Sebagai dampaknya, Liga Primer Inggris kini sukses menjual nilai hak siar sebesar 5,14 miliar poundsterling atau sebesar 102,6 triliun rupiah untuk durasi tiga musim kompetisi mulai musim 2016/2017.
Nilai ini jelas sangat fantastis jika dibandingkan pada awal pertama mereka meluncurkan konsep Liga Primer Inggris dimana ketika itu mereka 'hanya' meraup 305 juta poundsterling untuk lima musim kompetisi pertama.
Liga Primer Inggris yang pada awalnya hanya ditayangkan pada dua slot waktu pada Sabtu dan Minggu kini bisa memiliki hingga lima slot waktu pertandingan di tiap pekannya. Semua itu jelas untuk mengakomodir tayangan live setiap pekannya.
Meski sudah berada di atas dibandingkan liga-liga lainnya di tanah eropa dan juga dunia, tak lantas membuat Liga Primer Inggris terlena dan bermurah hati.

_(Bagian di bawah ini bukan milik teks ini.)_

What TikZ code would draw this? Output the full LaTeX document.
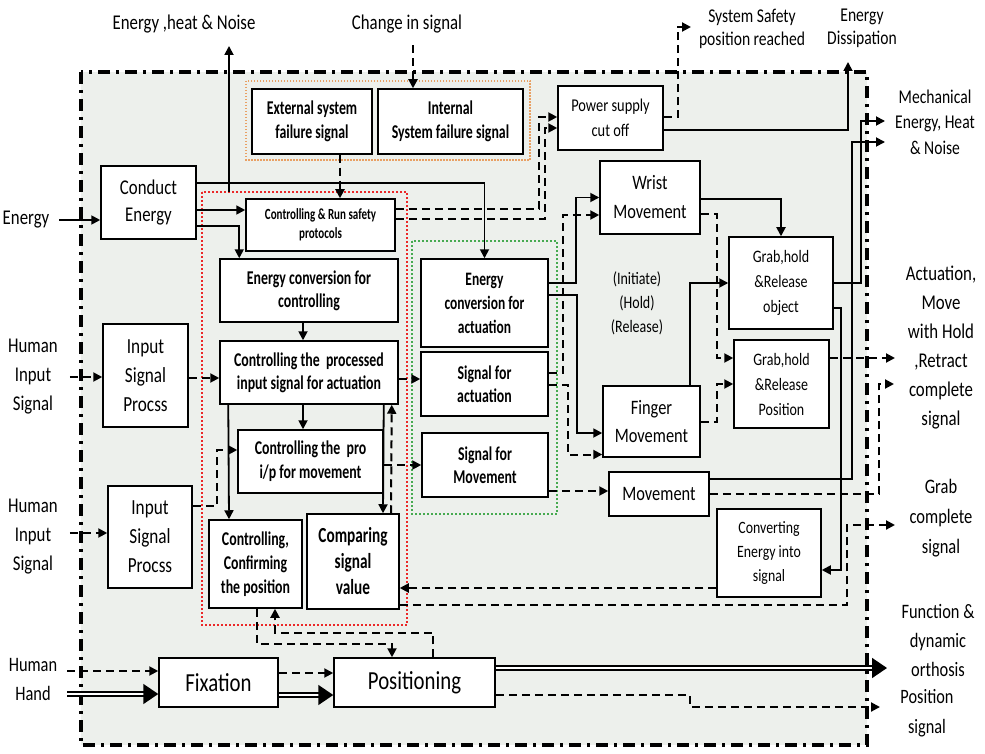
\documentclass[tikz,border=0pt]{standalone}
\usepackage{fontspec}
\setmainfont{Carlito}[FakeStretch=0.8,BoldFeatures={FakeStretch=0.71}]
\usetikzlibrary{arrows.meta,calc}
\newcommand\fsz[2]{\fontsize{#1}{#2}\selectfont}
\definecolor{bgc}{RGB}{237,240,236}
\definecolor{redd}{RGB}{235,40,40}
\definecolor{orng}{RGB}{232,160,100}
\definecolor{grn}{RGB}{70,170,80}
\begin{document}
\begin{tikzpicture}[x=1pt,y=-1pt,
 box/.style={draw, fill=white, line width=1.5pt, align=center, inner sep=1pt},
 lbl/.style={align=center, inner sep=2pt},
 arr/.style={line width=1.8pt, -{Triangle[length=9pt,width=9pt]}},
 dsh/.style={line width=2pt, dash pattern=on 8pt off 5pt},
 dbl/.style={line width=1.6pt, double distance=2.8pt, -{Triangle[length=15pt,width=20pt]}},
]
\useasboundingbox (0,0) rectangle (985,754);
% outer system boundary
\fill[bgc] (81,72) rectangle (867,745);
\draw[line width=3.5pt, dash pattern=on 12pt off 6pt on 3pt off 6pt] (81,72) rectangle (867,745);
% grouping frames
\draw[orng, line width=2.5pt, dash pattern=on 1.5pt off 1.5pt] (246,81) rectangle (530,160);
\draw[redd, line width=2pt, dash pattern=on 2pt off 2pt] (202,192) rectangle (407,625);
\draw[grn, line width=2pt, dash pattern=on 2pt off 2pt] (412,241) rectangle (557,514);

% boxes
\node[box, minimum width=95pt, minimum height=73pt, font=\fsz{21}{27}] (conduct) at (148.5,202.5) {Conduct\\Energy};
\node[box, minimum width=120pt, minimum height=65pt, font=\fsz{19.5}{24}\bfseries] (ext) at (312,121.5) {External system\\failure signal};
\node[box, minimum width=145pt, minimum height=65pt, font=\fsz{19.5}{24}\bfseries] (int) at (450.5,121.5) {Internal\\System failure signal};
\node[box, minimum width=149pt, minimum height=52pt, font=\fsz{15.5}{19}\bfseries] (crs) at (320.5,225) {Controlling \& Run safety\\protocols};
\node[box, minimum width=178pt, minimum height=63pt, font=\fsz{19.5}{23}\bfseries] (ecc) at (309,290.5) {Energy conversion for\\controlling};
\node[box, minimum width=178pt, minimum height=63pt, font=\fsz{19.5}{23}\bfseries] (cpi) at (309,372.5) {Controlling the\ \ processed\\input signal for actuation};
\node[box, minimum width=145pt, minimum height=63pt, font=\fsz{19.5}{24}\bfseries] (cpm) at (310.5,461.5) {Controlling the\ \ pro\\i/p for movement};
\node[box, minimum width=93pt, minimum height=88pt, font=\fsz{19.5}{24}\bfseries] (ccp) at (255.5,564) {Controlling,\\Confirming\\the position};
\node[box, minimum width=92pt, minimum height=95pt, font=\fsz{21.5}{26}\bfseries] (csv) at (353,561.5) {Comparing\\signal\\value};
\node[box, minimum width=85pt, minimum height=103pt, font=\fsz{21.5}{29}] (isp1) at (145.5,375.5) {Input\\Signal\\Procss};
\node[box, minimum width=84pt, minimum height=102pt, font=\fsz{21.5}{29}] (isp2) at (150,537) {Input\\Signal\\Procss};
\node[box, minimum width=127pt, minimum height=88pt, font=\fsz{19}{24}\bfseries] (eca) at (484.5,303) {Energy\\conversion for\\actuation};
\node[box, minimum width=127pt, minimum height=64pt, font=\fsz{19.5}{23}\bfseries] (sfa) at (484.5,384) {Signal for\\actuation};
\node[box, minimum width=126pt, minimum height=64pt, font=\fsz{19.5}{23}\bfseries] (sfm) at (485,465) {Signal for\\Movement};
\node[box, minimum width=105pt, minimum height=64pt, font=\fsz{18}{25}] (psc) at (610.5,118) {Power supply\\cut off};
\node[box, minimum width=100pt, minimum height=73pt, font=\fsz{20.5}{29}] (wrist) at (650,197.5) {Wrist\\Movement};
\node[box, minimum width=97pt, minimum height=71pt, font=\fsz{20.5}{28}] (finger) at (651.5,421.5) {Finger\\Movement};
\node[box, minimum width=104pt, minimum height=92pt, font=\fsz{17.5}{25}] (gro) at (781,283) {Grab,hold\\\&Release\\object};
\node[box, minimum width=95pt, minimum height=88pt, font=\fsz{17.5}{25}] (grp) at (781.5,384) {Grab,hold\\\&Release\\Position};
\node[box, minimum width=100pt, minimum height=44pt, font=\fsz{20.5}{26}] (mov) at (659,494) {Movement};
\node[box, minimum width=104pt, minimum height=88pt, font=\fsz{17.3}{24}] (cei) at (769,553) {Converting\\Energy into\\signal};
\node[box, minimum width=119pt, minimum height=49pt, font=\fsz{26}{30}] (fix) at (218.5,682.5) {Fixation};
\node[box, minimum width=161pt, minimum height=49pt, font=\fsz{26}{30}] (pos) at (414.5,682.5) {Positioning};

% free labels
\node[lbl, font=\fsz{21}{27}] (ehn) at (184,24) {Energy ,heat \& Noise};
\node[lbl, font=\fsz{21}{27}] (cis) at (407,24) {Change in signal};
\node[lbl, font=\fsz{21}{27}] (energy) at (26,220) {Energy};
\node[lbl, font=\fsz{21}{29}] (his1) at (33,377) {Human\\Input\\Signal};
\node[lbl, font=\fsz{21}{29}] (his2) at (33,537) {Human\\Input\\Signal};
\node[lbl, font=\fsz{20.5}{29}] (hh) at (33,679) {Human\\Hand};
\node[lbl, font=\fsz{19.5}{23}] (sss) at (752,28.5) {System Safety\\position reached};
\node[lbl, font=\fsz{19.5}{23}] (ed) at (862,28.5) {Energy\\Dissipation};
\node[lbl, font=\fsz{19.5}{25.5}] (mech) at (935,122) {Mechanical\\Energy, Heat\\\& Noise};
\node[lbl, font=\fsz{21}{29}] (act) at (941,347.5) {Actuation,\\Move\\with Hold\\,Retract\\complete\\signal};
\node[lbl, font=\fsz{20.6}{30}] (gcs) at (941,518) {Grab\\complete\\signal};
\node[lbl, font=\fsz{20.5}{29}] (fdo) at (938,640) {Function \&\\dynamic\\orthosis};
\node[lbl, font=\fsz{20.4}{30}] (ps) at (927,713) {Position\\signal};
\node[lbl, font=\fsz{17.5}{24}] (ihr) at (637,303.5) {(Initiate)\\(Hold)\\(Release)};

% free ends
\coordinate (ehnsrc) at (229,192);
\coordinate (ehnend) at (229,46);
\coordinate (sssend) at (691,27);
\coordinate (edend) at (848,62);
\coordinate (mechA) at (885,121);
\coordinate (mechB) at (885,142);
\coordinate (actA) at (895,358);
\coordinate (actB) at (894,384);
\coordinate (gcsA) at (895,525);
\coordinate (fdoA) at (887,668);
\coordinate (psA) at (880,707);

% connectors
\draw[arr] ([xshift=8pt]energy.east) -- (conduct.west |- energy.east);
\draw[arr] (ehnsrc) -- (ehnend);
\draw[arr,dsh] ($(int.north)+(-37.5,-43)$) -- ($(int.north)+(-37.5,0)$);
\draw[arr] ($(conduct.east)+(0,-19.5)$) -| (eca.north);
\draw[arr] ($(conduct.east)+(0,7.5)$) -- ($(crs.west)+(0,-15)$);
\draw[arr] ($(conduct.east)+(0,23.5)$) -| ($(ecc.north west)+(20,0)$);
\draw[arr,dsh] ($(ext.south)+(28,0)$) -- ($(crs.north)+(19.5,0)$);
\draw[arr,dsh] ($(crs.east)+(0,-16)$) -- ++(143,0) |- ($(psc.west)+(0,-1)$);
\draw[arr,dsh] ($(crs.east)+(0,-6)$) -- ++(149,0) |- ($(psc.west)+(0,10)$);
\draw[arr,dsh] ($(psc.east)+(0,-1)$) -| ($(sssend)+(-13,0)$) -- (sssend);
\draw[arr] ($(psc.east)+(0,12)$) -| (edend);
\draw[arr] ($(eca.east)+(0,-20)$) -- ++(27,0) |- (wrist.west);
\draw[arr] ($(eca.east)+(0,-8)$) -- ++(28,0) |- ($(finger.west)+(0,11.5)$);
\draw[arr,dsh] ($(sfa.east)+(0,-11)$) -- ++(14,0) |- ($(wrist.west)+(0,17.5)$);
\draw[arr,dsh] ($(sfa.east)+(0,1)$) -- ++(19,0) |- ($(finger.west)+(0,33)$);
\draw[arr,dsh] ($(sfm.east)+(0,26)$) -- ($(mov.west)+(0,-3)$);
\draw[arr,dsh] ($(cpi.east)+(0,6.5)$) -- ($(sfa.west)+(0,-5)$);
\draw[arr,dsh] ($(cpm.east)+(0,3.5)$) -- (sfm.west);
\draw[arr] ($(ecc.south)+(-6,0)$) -- ($(cpi.north)+(-6,0)$);
\draw[arr] ($(cpi.south)+(-6,0)$) -- ($(cpm.north)+(-7.5,0)$);
\draw[arr] ($(cpi.south west)+(9,0)$) -- ($(ccp.north)+(-26.5,0)$);
\draw[arr] ($(cpi.south east)+(-15,0)$) -- ($(csv.north)+(30,0)$);
\draw[arr,dsh] ($(csv.north)+(38,0)$) -- ($(cpi.south east)+(-7,0)$);
\draw[arr,dsh] ([xshift=10pt]his1.east) -- (isp1.west |- his1.east);
\draw[arr,dsh] ($(isp1.east)+(0,2.5)$) -- ($(cpi.west)+(0,5.5)$);
\draw[arr,dsh] ($(his2.east)+(10,-4)$) -- ($(isp2.west)+(0,-4)$);
\draw[arr,dsh] ($(isp2.east)+(0,-31)$) -- ++(24,0) |- ($(cpm.west)+(0,-11.5)$);
\draw[arr,dsh] ($(ccp.south)+(1.5,0)$) -- ++(0,35) -| ($(pos.north)+(-22.5,0)$);
\draw[arr,dsh] ($(pos.north)+(18.5,0)$) |- ($(ccp.south)+(19.5,24)$) -- ($(ccp.south)+(19.5,0)$);
\draw[arr,dsh] ($(cei.west)+(0,35)$) -- ($(csv.east)+(0,26.5)$);
\draw[arr,dsh] ($(csv.east)+(0,43.5)$) -| ($(gcsA)+(-48,0)$) -- (gcsA);
\draw[arr] ($(gro.east)+(0,25)$) -- ++(7,0) |- ($(cei.east)+(0,17)$);
\draw[arr] (gro.east) -- ++(27,0) |- (mechA);
\draw[arr] ($(mov.east)+(0,-15)$) -| ($(mechB)+(-33,0)$) -- (mechB);
\draw[arr,dsh] (mov.east) -| ($(actB)+(-15,0)$) -- (actB);
\draw[arr,dsh] ($(grp.east)+(0,-26)$) -- (actA);
\draw[arr] ($(wrist.east)+(0,1.5)$) -| (gro.north);
\draw[arr,dsh] ($(wrist.east)+(0,16.5)$) -- ++(16,0) |- ($(grp.west)+(0,-26)$);
\draw[arr] ($(finger.north)+(38.5,0)$) |- (gro.west);
\draw[arr,dsh] (finger.east) -- ++(16,0) |- (grp.west);
\draw[arr,dsh] ($(hh.east)+(8,-8)$) -- ($(fix.west)+(0,-11.5)$);
\draw[dbl] ($(hh.east)+(8,15)$) -- ($(fix.west)+(0,11.5)$);
\draw[arr,dsh] ($(fix.east)+(0,-9.5)$) -- ($(pos.west)+(0,-9.5)$);
\draw[dbl] ($(fix.east)+(0,12.5)$) -- ($(pos.west)+(0,12.5)$);
\draw[dbl] ($(pos.east)+(0,-14.5)$) -- (fdoA);
\draw[arr,dsh] ($(pos.east)+(0,12.5)$) -- ++(194,0) -- ++(0,12) -- (psA);
\end{tikzpicture}
\end{document}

Setelah terjadinya mega deal kontrak hak siar, sejumlah pihak memang menuntut kompensasi berupa penurunan harga tiket masuk bagi para penonton. Namun harapan ini hanya membentur tembok lantaran pihak Liga Primer menegaskan bahwa ide tersebut sama sekali tidak terlintas dalam pikiran mereka.
"Kami terbentuk bukan untuk tujuan amal. Kami dibentuk untuk menjadi kompetisi terbaik di dunia," ucap CEO Liga Primer Inggris Richard Scudamore.
"Saya percaya bahwa Liga Primer Inggris adalah salah satu produk ekspor terbaik dari negara ini. Liga Primer Inggris akan selalu memberikan kesan positif bagi mereka (orang luar negeri) tentang Inggris."
Wajar jika Scudamore bisa bersikap tinggi hati mengenai permintaan penurunan harga tiket masuk. Liga Primer Inggris saat ini bukanlah Liga Inggris di dekade 1980-an dimana saat itu sepak bola Inggris tengah mencapai titik nadir dengan berbagai kekacauan di dalamnya.
Liga Primer Inggris saat ini adalah magnet besar yang bukan hanya menarik minat para pemain bintang untuk bermain di sana melainkan juga bagi para suporter untuk terus datang ke stadion dan memberikan dukungan bagi timnya.